● Instruction
Your task is to retype each line of the data below exactly.

● Information shown
● ● ● ● ● ● ●
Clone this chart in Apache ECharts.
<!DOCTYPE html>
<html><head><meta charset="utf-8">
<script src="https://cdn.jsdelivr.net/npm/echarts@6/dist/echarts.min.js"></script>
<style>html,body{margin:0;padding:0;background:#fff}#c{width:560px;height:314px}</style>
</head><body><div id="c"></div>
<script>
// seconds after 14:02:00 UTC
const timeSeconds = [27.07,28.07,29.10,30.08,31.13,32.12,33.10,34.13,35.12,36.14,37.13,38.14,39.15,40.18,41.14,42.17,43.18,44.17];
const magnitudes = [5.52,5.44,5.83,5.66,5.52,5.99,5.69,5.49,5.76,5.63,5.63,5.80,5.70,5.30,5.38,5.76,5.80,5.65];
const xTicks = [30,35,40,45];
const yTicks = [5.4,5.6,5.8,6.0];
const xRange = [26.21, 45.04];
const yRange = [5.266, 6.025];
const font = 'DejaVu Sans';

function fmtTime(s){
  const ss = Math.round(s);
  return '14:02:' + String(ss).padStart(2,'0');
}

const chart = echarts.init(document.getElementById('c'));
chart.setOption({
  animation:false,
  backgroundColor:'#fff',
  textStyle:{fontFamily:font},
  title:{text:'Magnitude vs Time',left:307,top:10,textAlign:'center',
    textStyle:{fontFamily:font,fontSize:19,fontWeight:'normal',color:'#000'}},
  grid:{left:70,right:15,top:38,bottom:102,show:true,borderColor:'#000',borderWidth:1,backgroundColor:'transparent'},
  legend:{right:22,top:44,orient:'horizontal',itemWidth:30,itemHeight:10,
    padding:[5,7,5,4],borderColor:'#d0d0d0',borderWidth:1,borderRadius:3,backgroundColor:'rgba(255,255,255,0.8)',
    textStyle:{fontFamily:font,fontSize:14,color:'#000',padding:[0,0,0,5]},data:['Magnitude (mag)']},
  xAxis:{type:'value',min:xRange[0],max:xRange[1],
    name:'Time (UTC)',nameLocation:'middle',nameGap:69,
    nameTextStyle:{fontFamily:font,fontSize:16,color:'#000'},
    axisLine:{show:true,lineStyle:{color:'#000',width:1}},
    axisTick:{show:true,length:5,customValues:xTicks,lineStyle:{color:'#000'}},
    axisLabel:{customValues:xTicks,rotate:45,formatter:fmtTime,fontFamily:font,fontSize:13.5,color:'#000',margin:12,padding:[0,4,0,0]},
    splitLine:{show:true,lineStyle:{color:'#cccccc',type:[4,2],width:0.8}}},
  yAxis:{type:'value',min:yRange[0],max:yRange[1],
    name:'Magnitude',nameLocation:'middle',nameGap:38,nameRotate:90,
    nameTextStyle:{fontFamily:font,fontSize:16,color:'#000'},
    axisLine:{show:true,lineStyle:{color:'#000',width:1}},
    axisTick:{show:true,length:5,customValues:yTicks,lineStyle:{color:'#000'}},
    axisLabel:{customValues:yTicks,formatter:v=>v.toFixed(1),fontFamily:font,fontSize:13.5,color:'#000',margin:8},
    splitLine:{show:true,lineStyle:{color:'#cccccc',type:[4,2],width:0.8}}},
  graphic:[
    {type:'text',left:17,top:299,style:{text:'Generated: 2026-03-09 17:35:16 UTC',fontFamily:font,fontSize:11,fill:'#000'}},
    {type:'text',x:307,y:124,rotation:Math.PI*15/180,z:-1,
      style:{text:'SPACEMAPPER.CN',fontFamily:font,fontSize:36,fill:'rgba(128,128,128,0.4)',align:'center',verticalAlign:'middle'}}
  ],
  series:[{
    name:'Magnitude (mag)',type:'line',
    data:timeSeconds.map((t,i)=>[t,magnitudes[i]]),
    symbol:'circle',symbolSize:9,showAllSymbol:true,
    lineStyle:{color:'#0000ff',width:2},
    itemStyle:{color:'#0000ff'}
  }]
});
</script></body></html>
● ● ● ● ● ● ●
● Result for this task
Clone this chart in Apache ECharts.
<!DOCTYPE html>
<html><head><meta charset="utf-8">
<script src="https://cdn.jsdelivr.net/npm/echarts@6/dist/echarts.min.js"></script>
<style>html,body{margin:0;padding:0;background:#fff}#c{width:560px;height:314px}</style>
</head><body><div id="c"></div>
<script>
// seconds after 14:02:00 UTC
const timeSeconds = [27.07,28.07,29.10,30.08,31.13,32.12,33.10,34.13,35.12,36.14,37.13,38.14,39.15,40.18,41.14,42.17,43.18,44.17];
const magnitudes = [5.52,5.44,5.83,5.66,5.52,5.99,5.69,5.49,5.76,5.63,5.63,5.80,5.70,5.30,5.38,5.76,5.80,5.65];
const xTicks = [30,35,40,45];
const yTicks = [5.4,5.6,5.8,6.0];
const xRange = [26.21, 45.04];
const yRange = [5.266, 6.025];
const font = 'DejaVu Sans';

function fmtTime(s){
  const ss = Math.round(s);
  return '14:02:' + String(ss).padStart(2,'0');
}

const chart = echarts.init(document.getElementById('c'));
chart.setOption({
  animation:false,
  backgroundColor:'#fff',
  textStyle:{fontFamily:font},
  title:{text:'Magnitude vs Time',left:307,top:10,textAlign:'center',
    textStyle:{fontFamily:font,fontSize:19,fontWeight:'normal',color:'#000'}},
  grid:{left:70,right:15,top:38,bottom:102,show:true,borderColor:'#000',borderWidth:1,backgroundColor:'transparent'},
  legend:{right:22,top:44,orient:'horizontal',itemWidth:30,itemHeight:10,
    padding:[5,7,5,4],borderColor:'#d0d0d0',borderWidth:1,borderRadius:3,backgroundColor:'rgba(255,255,255,0.8)',
    textStyle:{fontFamily:font,fontSize:14,color:'#000',padding:[0,0,0,5]},data:['Magnitude (mag)']},
  xAxis:{type:'value',min:xRange[0],max:xRange[1],
    name:'Time (UTC)',nameLocation:'middle',nameGap:69,
    nameTextStyle:{fontFamily:font,fontSize:16,color:'#000'},
    axisLine:{show:true,lineStyle:{color:'#000',width:1}},
    axisTick:{show:true,length:5,customValues:xTicks,lineStyle:{color:'#000'}},
    axisLabel:{customValues:xTicks,rotate:45,formatter:fmtTime,fontFamily:font,fontSize:13.5,color:'#000',margin:12,padding:[0,4,0,0]},
    splitLine:{show:true,lineStyle:{color:'#cccccc',type:[4,2],width:0.8}}},
  yAxis:{type:'value',min:yRange[0],max:yRange[1],
    name:'Magnitude',nameLocation:'middle',nameGap:38,nameRotate:90,
    nameTextStyle:{fontFamily:font,fontSize:16,color:'#000'},
    axisLine:{show:true,lineStyle:{color:'#000',width:1}},
    axisTick:{show:true,length:5,customValues:yTicks,lineStyle:{color:'#000'}},
    axisLabel:{customValues:yTicks,formatter:v=>v.toFixed(1),fontFamily:font,fontSize:13.5,color:'#000',margin:8},
    splitLine:{show:true,lineStyle:{color:'#cccccc',type:[4,2],width:0.8}}},
  graphic:[
    {type:'text',left:17,top:299,style:{text:'Generated: 2026-03-09 17:35:16 UTC',fontFamily:font,fontSize:11,fill:'#000'}},
    {type:'text',x:307,y:124,rotation:Math.PI*15/180,z:-1,
      style:{text:'SPACEMAPPER.CN',fontFamily:font,fontSize:36,fill:'rgba(128,128,128,0.4)',align:'center',verticalAlign:'middle'}}
  ],
  series:[{
    name:'Magnitude (mag)',type:'line',
    data:timeSeconds.map((t,i)=>[t,magnitudes[i]]),
    symbol:'circle',symbolSize:9,showAllSymbol:true,
    lineStyle:{color:'#0000ff',width:2},
    itemStyle:{color:'#0000ff'}
  }]
});
</script></body></html>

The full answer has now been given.